Perhaps the most important fact of all is that for all the talk of Bradley balancing out the lineup, his career rates against righties (267/361/434) are not a substantial improvement over DeRosa’s (267/335/398). Bradley adds only 61 points of OPS production at the cost of approximately 1.5 million dollars (Bradley makes 7 million dollars this year, while DeRosa makes 5.5) this season. This is not even counting DeRosa’s value in actually being able to play everyday and possessing the skills to play several positions, and the below-average production of players like Reed Johnson and (formerly) Joey Gathright, who find themselves getting additional at bats when Bradley cannot play. When the overall production coming out of the Bradley, Johnson, et al. tandem is stacked against DeRosa’s numbers, the offensive difference between Bradley and DeRosa is even further reduced.
This piece is not meant to be a slam on Milton Bradley, as I think he’s a fine player. I love his skill set (power, ability to take walks, etc) and his quick temper and big mouth are always amusing. Instead, I am merely trying to point out the mistake of making major transactions based upon a small sample size (in this case, three whole games). Though the Harden trade was risky in its own right, it was made after almost 4 month of play and thus meant that Hendry had a lot of time to adequately observe and correct the problems with the team. Furthermore, Harden was a definite upgrade over anyone in the Cubs 5th starter spot. In Bradley/DeRosa instance, the upgrade is a lot less tangible and more perceived.

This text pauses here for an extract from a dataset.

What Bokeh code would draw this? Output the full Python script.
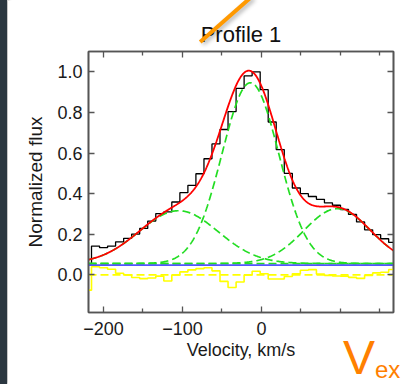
import numpy as np
from bokeh.plotting import figure
from bokeh.models import (Range1d, FixedTicker, LinearAxis, Div, PrintfTickFormatter)
from bokeh.layouts import row
from bokeh.embed import file_html
from bokeh.resources import INLINE

# ---------------- data ----------------
velocity = [-220.3, -210.1, -199.9, -189.8, -179.6, -169.4, -159.3, -149.1, -138.9,
            -128.7, -118.6, -108.4, -98.2, -88.1, -77.9, -67.7, -57.6, -47.4, -37.2,
            -27.0, -16.9, -6.7, 3.5, 13.6, 23.8, 34.0, 44.2, 54.3, 64.5, 74.7, 84.8,
            95.0, 105.2, 115.3, 125.5, 135.7, 145.9, 156.0, 166.2]
flux = [0.05, 0.142, 0.134, 0.142, 0.163, 0.180, 0.201, 0.229, 0.265, 0.302, 0.310,
        0.359, 0.405, 0.441, 0.498, 0.572, 0.645, 0.716, 0.804, 0.918, 0.980, 1.000,
        0.912, 0.753, 0.617, 0.500, 0.428, 0.400, 0.386, 0.372, 0.355, 0.343, 0.322,
        0.298, 0.261, 0.222, 0.198, 0.178, 0.160]
residual = [-0.075, 0.040, 0.035, 0.028, 0.008, 0.000, -0.013, -0.018, -0.015, -0.006,
            -0.030, 0.000, 0.015, 0.025, 0.031, 0.035, 0.020, -0.032, -0.062, -0.035,
            0.000, 0.018, 0.006, -0.020, -0.020, -0.008, 0.006, 0.023, 0.026, 0.004,
            -0.002, -0.005, -0.006, -0.012, -0.017, -0.002, 0.010, 0.013, 0.027]

# Gaussian fit components (centre, width, amplitude) and continuum level
comp_center = [-105.0, -14.0, 96.0]
comp_sigma = [50.0, 36.0, 42.0]
comp_amp = [0.26, 0.89, 0.27]
continuum = 0.056
baseline_level = 0.048
zero_level = 0.0

x_ticks = [-200, -100, 0]
x_minor = [-150, -50, 50, 100, 150]
x_labels = {-200: "\u2212200", -100: "\u2212100", 0: "0"}
y_ticks = [0.0, 0.2, 0.4, 0.6, 0.8, 1.0]

X0, X1 = -219.0, 167.2
Y0, Y1 = -0.185, 1.10
FONT = "Liberation Sans"


def step_xy(centers, values):
    c = np.asarray(centers, float)
    v = np.asarray(values, float)
    mids = (c[1:] + c[:-1]) / 2
    edges = np.concatenate([[c[0] - (c[1] - c[0]) / 2], mids,
                            [c[-1] + (c[-1] - c[-2]) / 2]])
    return np.repeat(edges, 2)[1:-1], np.repeat(v, 2)


grid = np.linspace(X0, X1, 600)
components = [continuum + a * np.exp(-0.5 * ((grid - m) / s) ** 2)
              for m, s, a in zip(comp_center, comp_sigma, comp_amp)]
model = continuum + sum(a * np.exp(-0.5 * ((grid - m) / s) ** 2)
                        for m, s, a in zip(comp_center, comp_sigma, comp_amp))

p = figure(width=398, height=384, x_range=Range1d(X0, X1), y_range=Range1d(Y0, Y1),
           output_backend="svg", toolbar_location=None, title="Profile 1",
           min_border_left=81, min_border_right=12, min_border_top=51,
           min_border_bottom=72)
p.background_fill_color = "white"
p.border_fill_color = "white"
p.outline_line_color = "#555555"
p.outline_line_width = 1.6
p.grid.visible = False

p.title.text_font = FONT
p.title.text_font_size = "22px"
p.title.text_font_style = "normal"
p.title.text_color = "#111111"
p.title.align = "center"


def style_axis(ax, show_labels):
    ax.axis_line_color = "#555555"
    ax.axis_line_width = 1.6
    ax.major_tick_line_color = "#555555"
    ax.minor_tick_line_color = "#555555"
    ax.major_tick_line_width = 1.3
    ax.minor_tick_line_width = 1.3
    ax.major_tick_in = 6
    ax.major_tick_out = 0
    ax.minor_tick_in = 4
    ax.minor_tick_out = 0
    if show_labels:
        ax.major_label_text_font = FONT
        ax.major_label_text_font_size = "18px"
        ax.major_label_text_color = "#1a1a1a"
        ax.axis_label_text_font = FONT
        ax.axis_label_text_font_size = "18px"
        ax.axis_label_text_font_style = "normal"
        ax.axis_label_text_color = "#1a1a1a"
    else:
        ax.major_label_text_color = None
        ax.major_label_text_font_size = "0px"
        ax.major_label_standoff = 0


xa = p.xaxis[0]
xa.ticker = FixedTicker(ticks=x_ticks, minor_ticks=x_minor)
xa.major_label_overrides = x_labels
xa.axis_label = "Velocity, km/s"
style_axis(xa, True)
xa.major_label_standoff = 9
xa.axis_label_standoff = 2

ya = p.yaxis[0]
ya.ticker = FixedTicker(ticks=y_ticks)
ya.formatter = PrintfTickFormatter(format="%.1f")
ya.axis_label = "Normalized flux"
style_axis(ya, True)
ya.axis_label_text_font_size = "19px"
ya.major_label_standoff = 6
ya.axis_label_standoff = 8

top = LinearAxis(ticker=FixedTicker(ticks=x_ticks, minor_ticks=x_minor))
style_axis(top, False)
p.add_layout(top, "above")
right = LinearAxis(ticker=FixedTicker(ticks=y_ticks))
style_axis(right, False)
p.add_layout(right, "right")

# observed profile
hx, hy = step_xy(velocity, flux)
p.line(hx, hy, line_color="black", line_width=1.3)

# fit components (dashed green) and continuum
for comp in components:
    p.line(grid, comp, line_color="#22dd22", line_width=1.7, line_dash="8 4")
p.line([X0, X1], [continuum, continuum], line_color="#22dd22", line_width=1.7,
       line_dash="8 4")
p.line([X0, X1], [baseline_level, baseline_level], line_color="#5555ff",
       line_width=1.7)

# residuals
rx, ry = step_xy(velocity, residual)
p.line(rx, ry, line_color="#ffff00", line_width=1.6)
p.line([X0, X1], [zero_level, zero_level], line_color="#ffff00", line_width=1.6,
       line_dash="8 4")

# total model
p.line(grid, model, line_color="#ff0000", line_width=1.8)

# slide decorations around the chart (orange pointer line and "V_ex" caption)
overlay_html = (
    '<div style="position:absolute;left:0;top:0;width:405px;height:384px;'
    'overflow:hidden;pointer-events:none;">'
    '<div style="position:absolute;left:200px;top:40px;width:68px;height:3.5px;'
    'background:#ff9900;transform:rotate(-41.3deg);transform-origin:0 50%;'
    'box-shadow:1px 3px 4px rgba(0,0,0,0.3);"></div>'
    '<span style="position:absolute;left:343px;top:334px;'
    "font-family:'Liberation Sans';font-size:48px;line-height:48px;"
    'color:#ff8000;white-space:nowrap;">V</span>'
    '<span style="position:absolute;left:375px;top:361px;'
    "font-family:'Liberation Sans';font-size:24px;line-height:18px;"
    'color:#ff8000;white-space:nowrap;">ex</span>'
    '</div>')
overlay = Div(text=overlay_html, width=0, height=0, margin=(0, 0, 0, 0),
              styles={"position": "absolute", "left": "0px", "top": "0px",
                      "overflow": "visible", "z-index": "10"})

bar = Div(text="", width=7, height=384, margin=(0, 0, 0, 0),
          styles={"background-color": "#2b3740",
                  "box-shadow": "2px 0 3px rgba(0,0,0,0.35)"})
layout = row(bar, p, overlay, spacing=0)

open("out.html", "w").write(file_html(layout, INLINE))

This move by Hendry may end up being even more costly than I initially thought, as DeRosa is putting up solid (if unspectacular numbers), Bradley is struggling with production and injuries, and the Cubs are finding themselves in dire need of DeRosa’s positional flexibility with the injuries and illnesses to starters like Lee and Ramirez. What was supposed to be an improvement to the Cubs lineup may actually end up costing them a chance to repeat as NL Central Champs.